54.Le Comité recommande à l’État partie de fournir dans son prochain rapport des faits et des chiffres, reposant sur des données désagrégées et comparatives par année, concernant l’accès aux installations, biens et services de soins de santé de base, ainsi que des chiffres analogues relatifs à la mise en place d’un système privé de soins de santé, y compris sur les effets de ce processus sur l’accès des groupes défavorisés et marginalisés aux services de santé.

55.Le Comité encourage l’État partie à continuer de fournir une éducation relative aux droits de l’homme dans les établissements scolaires à tous les niveaux et à susciter une prise de conscience des droits de l’homme, en particulier des droits économiques, sociaux et culturels, parmi les agents de l’État et les membres de l’appareil judiciaire.

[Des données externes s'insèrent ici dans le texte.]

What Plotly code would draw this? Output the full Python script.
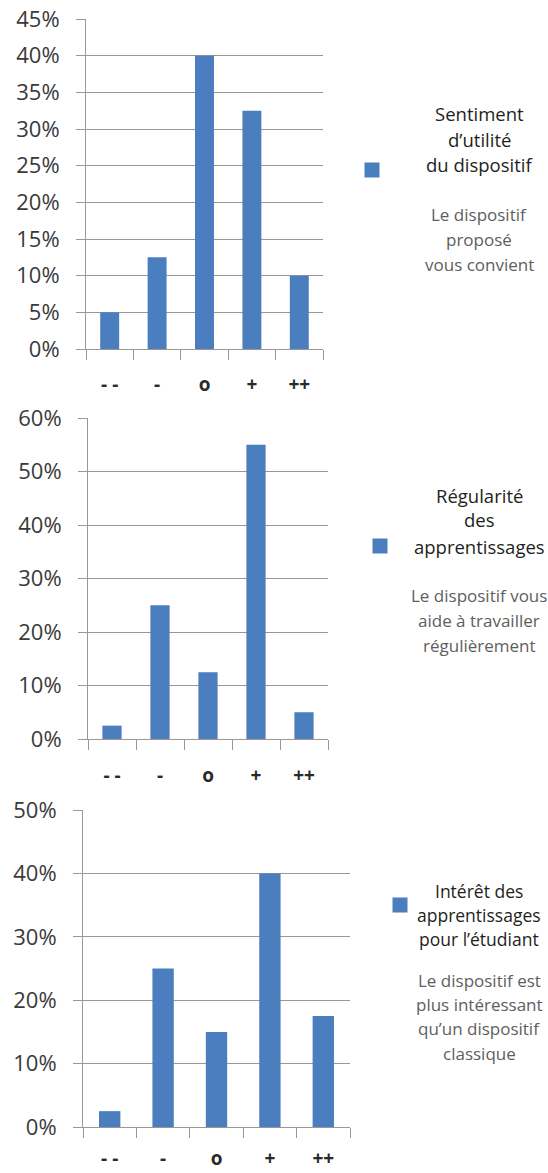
import plotly.graph_objects as go

# ---------------- data ----------------
categories = ["- -", "-", "o", "+", "++"]
utilite = [0.05, 0.125, 0.40, 0.325, 0.10]
regularite = [0.025, 0.25, 0.125, 0.55, 0.05]
interet = [0.025, 0.25, 0.15, 0.40, 0.175]

titles_1 = ["Sentiment", "d\u2019utilité", "du dispositif"]
subs_1 = ["Le dispositif", "proposé", "vous convient"]
titles_2 = ["Régularité", "des", "apprentissages"]
subs_2 = ["Le dispositif vous", "aide à travailler", "régulièrement"]
titles_3 = ["Intérêt des", "apprentissages", "pour l\u2019étudiant"]
subs_3 = ["Le dispositif est", "plus intéressant", "qu\u2019un dispositif", "classique"]

# ---------------- layout config ----------------
W, H = 548, 1173
BAR = "#4a7ebf"
GRID = "#9e9693"
TXT = "#3a3a3a"
FONT = "Open Sans"


def fx(x):
    return x / W


def fy(y):
    return 1 - y / H


panels = [
    dict(vals=utilite, x0=86, x1=323, ytop=19, ybot=349, ymax=0.45, dtick=0.05,
         titles=titles_1, subs=subs_1, t_y=[113, 139, 164], s_y=[215, 240, 265],
         tsize=18.5, sq=(372, 170, 15), xstand=18),
    dict(vals=regularite, x0=88, x1=328, ytop=418, ybot=739, ymax=0.60, dtick=0.10,
         titles=titles_2, subs=subs_2, t_y=[495, 520, 546], s_y=[595, 620, 645],
         tsize=18.5, sq=(380, 546, 15), xstand=19),
    dict(vals=interet, x0=83, x1=350, ytop=810, ybot=1127, ymax=0.50, dtick=0.10,
         titles=titles_3, subs=subs_3, t_y=[891, 915, 939], s_y=[980, 1004, 1028, 1053],
         tsize=17.5, sq=(400, 905, 15), xstand=14),
]

fig = go.Figure()
layout = dict(
    width=W, height=H,
    margin=dict(l=0, r=0, t=0, b=0, pad=0),
    paper_bgcolor="white", plot_bgcolor="white",
    showlegend=False, bargap=0.6,
    font=dict(family=FONT, color=TXT),
)
annotations = []
shapes = []

for i, p in enumerate(panels, start=1):
    sfx = "" if i == 1 else str(i)
    fig.add_trace(go.Bar(
        x=categories, y=p["vals"], marker=dict(color=BAR, line=dict(width=0)),
        xaxis="x" + sfx, yaxis="y" + sfx, hoverinfo="x+y",
    ))
    layout["xaxis" + sfx] = dict(
        domain=[fx(p["x0"]), fx(p["x1"])], anchor="y" + sfx, automargin=False,
        type="category", showline=True, linecolor=GRID, linewidth=1,
        ticks="outside", tickson="boundaries", ticklen=10, tickcolor=GRID,
        showgrid=False,
        tickfont=dict(family=FONT, size=19, color="#2a2a2a", weight="bold"),
        ticklabelstandoff=p["xstand"], fixedrange=True,
    )
    layout["yaxis" + sfx] = dict(
        domain=[fy(p["ybot"]), fy(p["ytop"])], anchor="x" + sfx, automargin=False,
        range=[0, p["ymax"]], dtick=p["dtick"], tick0=0, tickformat=".0%",
        showline=True, linecolor=GRID, linewidth=1,
        ticks="outside", ticklen=9, tickcolor=GRID,
        showgrid=True, gridcolor=GRID, gridwidth=1, zeroline=False,
        tickfont=dict(family=FONT, size=22, color=TXT),
        ticklabelstandoff=12, fixedrange=True,
    )
    for t, yy in zip(p["titles"], p["t_y"]):
        annotations.append(dict(
            text=t, xref="paper", yref="paper", x=fx(479), y=fy(yy),
            xanchor="center", yanchor="middle", showarrow=False,
            font=dict(family=FONT, size=p["tsize"], color="#231f20"),
        ))
    for t, yy in zip(p["subs"], p["s_y"]):
        annotations.append(dict(
            text=t, xref="paper", yref="paper", x=fx(479), y=fy(yy),
            xanchor="center", yanchor="middle", showarrow=False,
            font=dict(family=FONT, size=17, color="#5e5e5e"),
        ))
    cx, cy, s = p["sq"]
    shapes.append(dict(
        type="rect", xref="paper", yref="paper",
        x0=fx(cx - s / 2), x1=fx(cx + s / 2), y0=fy(cy + s / 2), y1=fy(cy - s / 2),
        fillcolor=BAR, line=dict(width=0),
    ))

layout["annotations"] = annotations
layout["shapes"] = shapes
fig.update_layout(**layout)
fig.write_html("out.html")
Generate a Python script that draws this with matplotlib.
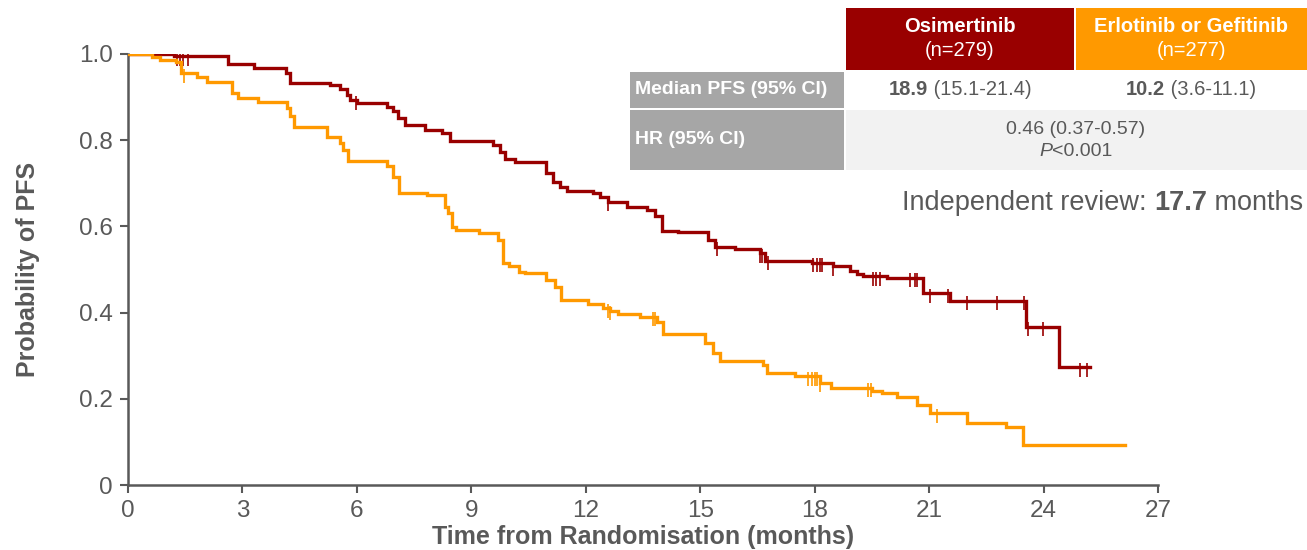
import numpy as np
import matplotlib
matplotlib.use("Agg")
import matplotlib.pyplot as plt
from matplotlib.patches import Rectangle
from matplotlib.offsetbox import TextArea, HPacker, AnnotationBbox

plt.rcParams["font.family"] = ["Liberation Sans", "DejaVu Sans"]

W, H = 1307, 550
GREY = "#595959"
RED = "#990000"
ORANGE = "#FF9900"

# Kaplan-Meier step curves (months, probability of PFS)
osi_t = [0, 1.2, 2.62, 3.3, 4.13, 4.25, 5.29, 5.56, 5.73, 5.82,
         5.99, 6.78, 6.95, 7.09, 7.26, 7.79, 8.22, 8.44, 9.58, 9.75,
         9.88, 10.14, 10.97, 11.15, 11.32, 11.5, 12.2, 12.37, 12.59, 13.07,
         13.6, 13.81, 13.99, 14.43, 15.21, 15.39, 15.91, 16.57, 16.7, 17.92,
         18.49, 18.93, 19.1, 19.27, 19.89, 20.85, 21.56, 23.53, 24.4, 25.22]
osi_s = [1.0, 0.995, 0.977, 0.967, 0.955, 0.933, 0.928, 0.918, 0.905, 0.893,
         0.886, 0.878, 0.867, 0.851, 0.835, 0.824, 0.816, 0.799, 0.789, 0.773,
         0.756, 0.750, 0.723, 0.704, 0.692, 0.683, 0.677, 0.669, 0.657, 0.644,
         0.638, 0.623, 0.590, 0.586, 0.568, 0.553, 0.547, 0.538, 0.520, 0.516,
         0.507, 0.497, 0.490, 0.485, 0.481, 0.445, 0.428, 0.367, 0.273, 0.273]
osi_cens = [1.29, 1.36, 1.45, 1.56, 5.98, 12.59, 15.43, 16.57, 16.62, 16.78,
            17.96, 18.05, 18.14, 18.18, 18.49, 19.54, 19.62, 19.71, 20.5, 20.63,
            20.67, 21.02, 21.5, 22.0, 22.77, 23.49, 23.6, 23.99, 24.95, 25.15]

erl_t = [0, 0.62, 0.84, 1.27, 1.4, 1.8, 2.06, 2.72, 2.89, 3.42,
         4.16, 4.25, 4.35, 5.21, 5.57, 5.63, 5.78, 6.78, 6.95, 7.11,
         7.85, 8.3, 8.4, 8.5, 8.6, 9.2, 9.7, 9.82, 9.99, 10.25,
         10.4, 10.97, 11.2, 11.35, 12.07, 12.46, 12.63, 12.85, 13.42, 13.86,
         14.03, 15.12, 15.34, 15.52, 16.65, 16.74, 17.48, 18.14, 18.44, 19.49,
         19.76, 20.15, 20.67, 21.02, 22.0, 23.01, 23.45, 26.13]
erl_s = [1.0, 0.992, 0.986, 0.982, 0.955, 0.947, 0.936, 0.909, 0.897, 0.889,
         0.874, 0.855, 0.830, 0.808, 0.793, 0.777, 0.752, 0.739, 0.715, 0.678,
         0.673, 0.646, 0.630, 0.599, 0.592, 0.584, 0.568, 0.514, 0.507, 0.495,
         0.491, 0.476, 0.460, 0.429, 0.421, 0.410, 0.404, 0.397, 0.390, 0.379,
         0.350, 0.329, 0.306, 0.288, 0.278, 0.259, 0.253, 0.237, 0.226, 0.217,
         0.213, 0.205, 0.186, 0.166, 0.145, 0.134, 0.093, 0.093]
erl_cens = [1.47, 12.58, 12.63, 13.77, 13.81, 17.83, 17.92, 18.0, 18.07, 18.14,
            19.4, 19.47, 21.2]

x_ticks = list(range(0, 28, 3))
y_ticks = [0, 0.2, 0.4, 0.6, 0.8, 1.0]
y_ticklabels = ["0", "0.2", "0.4", "0.6", "0.8", "1.0"]


def fx(x):
    return x / W


def fy(y):
    return 1 - y / H


fig = plt.figure(figsize=(W / 100, H / 100), dpi=100, facecolor="white")
ax = fig.add_axes([fx(128), fy(485), (1158 - 128) / W, (485 - 54) / H])

for t, s, cens, color in [(osi_t, osi_s, osi_cens, RED),
                          (erl_t, erl_s, erl_cens, ORANGE)]:
    t = np.asarray(t)
    s = np.asarray(s)
    ax.step(t, s, where="post", color=color, lw=2.4, zorder=3,
            solid_joinstyle="miter")
    idx = np.searchsorted(t, cens, side="right") - 1
    # censoring marks hang just below the curve
    ax.plot(cens, s[idx] - 0.006, ls="none", marker="|", ms=10, mew=1.2,
            color=color, zorder=3)

ax.set_xlim(0, 27)
ax.set_ylim(0, 1.0)
ax.set_xticks(x_ticks)
ax.set_yticks(y_ticks)
ax.set_yticklabels(y_ticklabels)
for side in ["top", "right"]:
    ax.spines[side].set_visible(False)
for side in ["left", "bottom"]:
    ax.spines[side].set_color(GREY)
    ax.spines[side].set_linewidth(1.8)
ax.tick_params(colors=GREY, labelsize=17.5, length=6, width=1.5, pad=5)
ax.set_xlabel("Time from Randomisation (months)", fontsize=18,
              fontweight="bold", color=GREY, labelpad=2)
ax.set_ylabel("Probability of PFS", fontsize=18, fontweight="bold",
              color=GREY, labelpad=28)


# summary table in the upper right
def cell(x0, y0, x1, y1, color):
    fig.add_artist(Rectangle((fx(x0), fy(y1)), fx(x1 - x0), (y1 - y0) / H,
                             transform=fig.transFigure, facecolor=color,
                             edgecolor="none", zorder=1))


def runs(x, y, parts, size=14.5, color=GREY, align=(0.5, 0.5)):
    boxes = [TextArea(txt, textprops=dict(fontsize=size, color=color,
                                          fontweight=wt, fontstyle=st))
             for txt, wt, st in parts]
    pack = HPacker(children=boxes, sep=0, pad=0, align="baseline")
    ab = AnnotationBbox(pack, (fx(x), fy(y)), xycoords="figure fraction",
                        frameon=False, box_alignment=align, pad=0)
    ab.set_zorder(4)
    fig.add_artist(ab)


cell(846, 8, 1074, 70, RED)
cell(1076, 8, 1307, 70, ORANGE)
cell(630, 72, 844, 108, "#A6A6A6")
cell(630, 110, 844, 170, "#A6A6A6")
cell(846, 110, 1307, 170, "#F2F2F2")

fig.text(fx(960), fy(27), "Osimertinib", ha="center", va="center",
         fontsize=14.5, fontweight="bold", color="white")
fig.text(fx(960), fy(50), "(n=279)", ha="center", va="center",
         fontsize=14.5, color="white")
fig.text(fx(1191), fy(27), "Erlotinib or Gefitinib", ha="center",
         va="center", fontsize=14.5, fontweight="bold", color="white")
fig.text(fx(1191), fy(50), "(n=277)", ha="center", va="center",
         fontsize=14.5, color="white")
fig.text(fx(635), fy(90), "Median PFS (95% CI)", ha="left", va="center",
         fontsize=14, fontweight="bold", color="white")
fig.text(fx(635), fy(139), "HR (95% CI)", ha="left", va="center",
         fontsize=14, fontweight="bold", color="white")

runs(960, 90, [("18.9", "bold", "normal"), (" (15.1-21.4)", "normal", "normal")])
runs(1191, 90, [("10.2", "bold", "normal"), (" (3.6-11.1)", "normal", "normal")])
fig.text(fx(1076), fy(129), "0.46 (0.37-0.57)", ha="center", va="center",
         fontsize=14, color=GREY)
runs(1076, 152, [("P", "normal", "italic"), ("<0.001", "normal", "normal")],
     size=14)

runs(1303, 203, [("Independent review: ", "normal", "normal"),
                 ("17.7", "bold", "normal"),
                 (" months", "normal", "normal")],
     size=19.5, align=(1.0, 0.5))

fig.savefig("out.png", dpi=100, facecolor="white")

56.Le Comité demande à l’État partie de faire largement connaître les présentes observations finales dans tous les secteurs de la société et en particulier aux agents de l’État et aux membres de l’appareil judiciaire et de l’informer, dans son troisième rapport périodique, de toutes les mesures qui auront été prises pour y donner suite. Il recommande également à l’État partie de faire participer les organisations non gouvernementales et d’autres membres de la société civile à l’élaboration de son troisième rapport périodique.

57.Enfin, le Comité prie l’État partie de soumettre son troisième rapport périodique d’ici au 30 juin 2007 et de faire figurer dans ce rapport des informations détaillées sur les mesures qu’il aura prises pour donner suite aux recommandations formulées dans les présentes observations finales.